Un moyen de créer et de maintenir des emplois

« La part de l’octroi de mer dans les recettes des collectivités locales concernée est très significative. Pour les régions d’Outre-mer, l’octroi de mer représente entre 25 et 42% de leurs recettes fiscales, et entre 14 et 29% de leurs recettes réelles de fonctionnement. Pour les communes, le poids de l’octroi de mer est encore plus déterminant : en moyenne, pour les communes de chacune des régions, l’octroi de mer représente de 39 à 52% des recettes fiscales, et entre 25 et 35% des recettes de fonctionnement » : telle est la part de l’octroi de mer dans le financement des régions et des communes d’Outre-mer selon les comptes administratifs 2005 repris dans l’annexe 3 du rapport de l’Observatoire des finances locales sur les finances des collectivités locales en 2007.

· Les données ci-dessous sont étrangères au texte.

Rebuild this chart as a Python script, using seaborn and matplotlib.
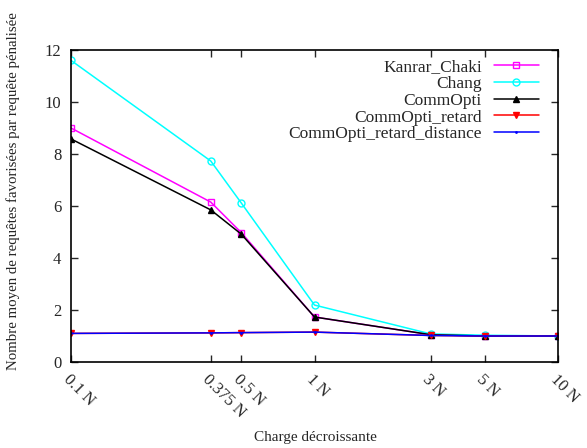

L’octroi de mer est un dispositif fiscal spécifique à l’Outre-mer. Taxe indirecte sur les produits importés, et depuis 1992 sur les produits locaux dans les DOM, ses recettes sont versées aux collectivités territoriales : communes, Régions et Département de la Guyane. « Sa légitimité a été reconnue par les institutions communautaires pour donner aux collectivités territoriales des DOM les moyens de leur propre développement et contribuer ainsi à la croissance ou au maintien des activités économiques locales et des emplois », souligne l’Observatoire des finances locales.